Yeni anayasa, çatışma ve korku belgesi olmamalıdır. “Değiştirilemez” ve “değiştirilmesi teklif dahi edilemez” şeklindeki maddeler darbe ürünüdür. 1921–1924 anayasalarında “değiştirilemez” ve “değiştirilmesi teklif dahi edilemez” şeklinde, geleceği ipotek altına alan maddeler yoktur. 1961 Anayasasında sadece bir madde dokunulmaz idi (Cumhuriyet). Oysa 1982 Anayasası ile dokunulmaz madde sayısı 3 e çıkarılmıştır. Dokunulamaz madde (tabu), anayasal teamülümüzde olmayıp, darbe anayasalarına özgü bir durumdur. Evrensel ilkelere uygun, ideolojik olmayan değiştirelemez maddelerin yeni anayasada bulunması da mümkündür. “Anayasal vatandaşlık” kavramı getirilmelidir. 1982 Anyasasının 66 ıncı maddesi 1924 Anayasasının 88 inci maddesinin çok gerisindedir. 1961 ve 1982 Anayasaları, 1924 Anayasasının daha gerisine düşmüştür.

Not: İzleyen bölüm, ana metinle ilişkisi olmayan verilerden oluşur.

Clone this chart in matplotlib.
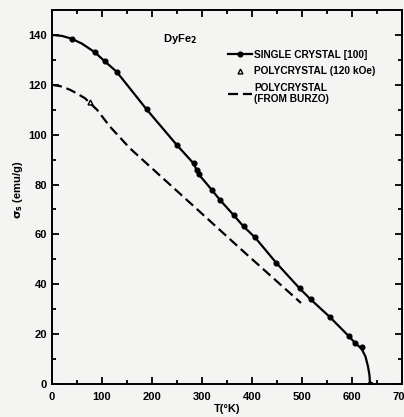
import numpy as np
import matplotlib.pyplot as plt

# single crystal [100] - smooth curve and measured points
curve_T = [0, 20, 39, 60, 86, 105, 129, 189, 249, 283, 293, 319, 336, 363,
           383, 406, 448, 495, 517, 556, 593, 606, 619, 627, 632, 635, 636]
curve_sigma = [140, 139.6, 138.5, 136.5, 133, 129.5, 125.3, 110.2, 96, 88.5,
               84.2, 78, 73.8, 67.8, 63.2, 58.8, 48.7, 38.4, 34, 26.8, 19.3,
               16.5, 14.2, 11, 7, 3.5, 0]
sc_T = [39, 86, 105, 129, 189, 249, 283, 289, 293, 319, 336, 363, 383, 406,
        448, 495, 517, 556, 593, 606, 619, 636]
sc_sigma = [138.5, 133, 129.5, 125.3, 110.2, 96, 88.5, 86, 84.2, 78, 73.8,
            67.8, 63.2, 58.8, 48.7, 38.4, 34, 26.8, 19.3, 16.5, 14.7, 0]

# polycrystal 120 kOe
poly_T = [76]
poly_sigma = [113]

# polycrystal (Burzo)
burzo_T = [0, 20, 36, 50, 66, 90, 116, 156, 289, 376, 498]
burzo_sigma = [120, 119.3, 118, 116.5, 114.6, 110, 103.2, 94.5, 70.3, 54.4, 32.5]

plt.rcParams['font.family'] = ['Liberation Sans', 'DejaVu Sans']
plt.rcParams['font.weight'] = 'bold'
plt.rcParams['mathtext.default'] = 'bf'

fig = plt.figure(figsize=(4.04, 4.17), dpi=100)
fig.patch.set_facecolor('#f4f4f2')
ax = fig.add_axes([52 / 404, 33 / 417, 350 / 404, 374 / 417])
ax.set_facecolor('#f4f4f2')

ax.plot(curve_T, curve_sigma, color='black', lw=1.6)
ax.plot(sc_T, sc_sigma, 'o', color='black', ms=3.4)
sc_handle, = ax.plot([], [], '-o', color='black', lw=1.6, ms=3.4)
tri_handle, = ax.plot(poly_T, poly_sigma, '^', color='black', ms=3.5,
                      mfc='none', mew=1)
dash_handle, = ax.plot(burzo_T, burzo_sigma, '--', color='black', lw=1.6,
                       dashes=(4.5, 2.2))

ax.set_xlim(0, 700)
ax.set_ylim(0, 150)
ax.set_xticks(np.arange(0, 701, 100))
ax.set_xticks(np.arange(0, 701, 50), minor=True)
ax.set_yticks(np.arange(0, 141, 20))
ax.set_yticks(np.arange(0, 151, 10), minor=True)
ax.tick_params(which='both', direction='in', top=True, right=True,
               labelsize=8, width=1.3)
ax.tick_params(which='major', length=5)
ax.tick_params(which='minor', length=3)
ax.tick_params(axis='x', pad=6)
for s in ax.spines.values():
    s.set_linewidth(1.4)

ax.set_xlabel('T(°K)', fontsize=8, fontweight='bold', labelpad=1)
ax.set_ylabel(r'$\sigma_s$ (emu/g)', fontsize=8, fontweight='bold')
ax.yaxis.set_label_coords(-0.078, 0.52)
ax.text(222, 137.3, 'DyFe$_2$', fontsize=8, fontweight='bold')

ax.legend([sc_handle, tri_handle, dash_handle],
          ['SINGLE CRYSTAL [100]', 'POLYCRYSTAL (120 kOe)',
           'POLYCRYSTAL\n(FROM BURZO)'],
          loc='upper left', bbox_to_anchor=(0.49, 0.905), frameon=False,
          fontsize=7.3, handlelength=2.4, handletextpad=0.2,
          labelspacing=0.65, borderaxespad=0)

fig.savefig('out.png', dpi=100, facecolor=fig.get_facecolor())
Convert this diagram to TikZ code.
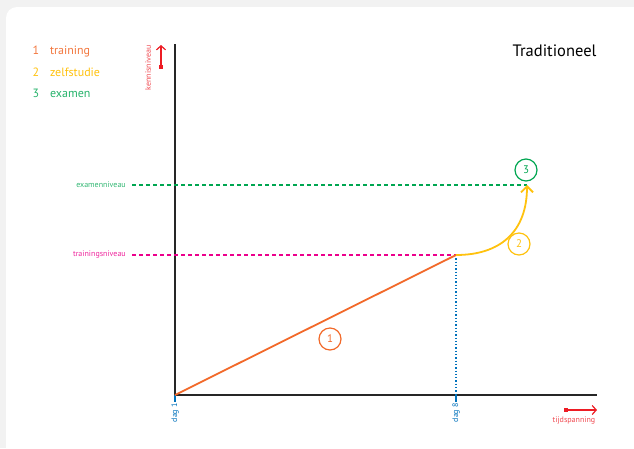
\documentclass[tikz,border=0pt]{standalone}
\usepackage{fontspec}
\setmainfont{PT Sans}
\usetikzlibrary{arrows.meta,positioning}
\definecolor{TRoranje}{RGB}{242,105,42}
\definecolor{TRgeel}{RGB}{255,194,14}
\definecolor{TRgroen}{RGB}{0,166,81}
\definecolor{TRroze}{RGB}{236,0,140}
\definecolor{TRblauw}{RGB}{0,114,188}
\definecolor{TRrood}{RGB}{237,28,36}
\definecolor{TRgrijs}{RGB}{242,242,242}

\begin{document}
\begin{tikzpicture}[x=1pt, y=-1pt,
			num/.style={circle, draw, line width=1.2pt, minimum size=22pt,
				inner sep=0pt, font=\fontsize{11}{11}\selectfont},
			leg/.style={anchor=west, font=\fontsize{12}{14}\selectfont},
			lvl/.style={anchor=east, inner sep=1pt, font=\fontsize{8}{9}\selectfont},
			dag/.style={rotate=90, anchor=east, inner sep=1pt, TRblauw,
				font=\fontsize{8}{9}\selectfont},
			as/.style={line width=1.8pt, black!85},
			dim/.style={TRrood, line width=1.2pt,
				{Square[length=4pt,width=4pt]}-{Straight Barb[length=4pt,width=9pt]}},
			lijn/.style={line width=1.8pt, dash pattern=on 4pt off 3pt}]
			
			% Background
			\useasboundingbox (0,0) rectangle (634,448);
			\fill[TRgrijs] (0,0) rectangle (634,448);
			\fill[white, rounded corners=11pt] (6,7) rectangle (660,480);
			
			% Legend
			\node[leg, TRoranje!90] (l1) at (29,51) {1\hspace{11pt}training};
			\node[leg, TRgeel]      (l2) at (29,72) {2\hspace{11pt}zelfstudie};
			\node[leg, TRgroen!85]  (l3) at (29,93) {3\hspace{11pt}examen};
			\node[anchor=east, font=\fontsize{16.5}{18}\selectfont] (titel) at (600,51) {Traditioneel};
			
			% Axes
			\coordinate (o)    at (175,395);
			\coordinate (ytop) at (175,44);
			\coordinate (xend) at (597,395);
			\coordinate (tr)   at (456,255);
			\coordinate (ex)   at (527,185);
			\draw[as] (o) -- (ytop);
			\draw[as] (o) -- (xend);
			
			% Axis labels
			\coordinate (ka) at (161,69);
			\coordinate (kb) at (161,45);
			\draw[dim] (ka) -- (kb);
			\node[rotate=90, TRrood!80, font=\fontsize{8}{9}\selectfont] (kennis) at (148,68) {kennisniveau};
			\coordinate (ta) at (564,410);
			\coordinate (tb) at (597,410);
			\draw[dim] (ta) -- (tb);
			\node[TRrood!80, font=\fontsize{8}{9}\selectfont] (tijd) at (574,421) {tijdspanning};
			
			% Levels
			\node[lvl, TRgroen!80] (exl) at (127,185) {examenniveau};
			\node[lvl, TRroze!85]  (trl) at (127,255) {trainingsniveau};
			\draw[lijn, TRgroen] (exl.east) ++(5,0) -- (ex);
			\draw[lijn, TRroze] (trl.east) ++(5,0) -- (tr);
			
			% Days
			\coordinate (d1) at (175,402);
			\coordinate (d8) at (456,402);
			\draw[TRblauw, line width=1.3pt, dotted] (tr) -- (456,395);
			\draw[TRblauw, line width=1.3pt] (o) -- (d1);
			\draw[TRblauw, line width=1.3pt] (456,395) -- (d8);
			\node[dag] (dag1) at (d1) {dag 1};
			\node[dag] (dag8) at (d8) {dag 8};
			
			% Phases
			\draw[TRoranje, line width=1.8pt] (o) -- (tr);
			\draw[TRgeel, line width=1.8pt, -{Straight Barb[length=6pt,width=12pt]}]
				(tr) .. controls (500,255) and (527,232) .. (ex);
			\node[num, TRoranje] (c1) at (330,339) {1};
			\node[num, TRgeel]   (c2) at (519,244) {2};
			\node[num, TRgroen]  (c3) at (526,170) {3};
		\end{tikzpicture}
\end{document}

Siyasi Partilerin kapatılma gerekçeleri Venedik Kriterlerine uymalı, şiddet, ırkçılık ve nefret kavramlarına inhisar ettirilmelidir. Odak olma hali mahkeme kararlarına dayandırılmalıdır. Üniter devlet esasları içerisinde yerel yönetimler güçlendirilmelidir. Resmi dil ile anadil kavramları ayrılmalıdır. 1924 Anayasasına göre daha geriye düşen bugünkü anayasal yapıdaki anadil kısıtlamaları kaldırılmalıdır. Anayasa Mahkemesi ve HSYK’ya üye seçimlerinde TBMM’nin yetkisi artırılmalıdır. Anayasanın 90 ıncı maddesi son fıkrası yeniden değerlendirilmelidir. Yüce Divan görevi, bu konuda daha uzman olan Yargıtay’a (Ceza Genel Kurulu’na veya ilgili daireye) verilmelidir. Devletin denetlenmesi konusunda gerekli olan Ombudsmanlık Kurumu yeni anayasada olmalıdır. Keza Diyanet İşleri Başkanlığı’nın (DİB) yeni anayasa bulunması yerinde olacaktır.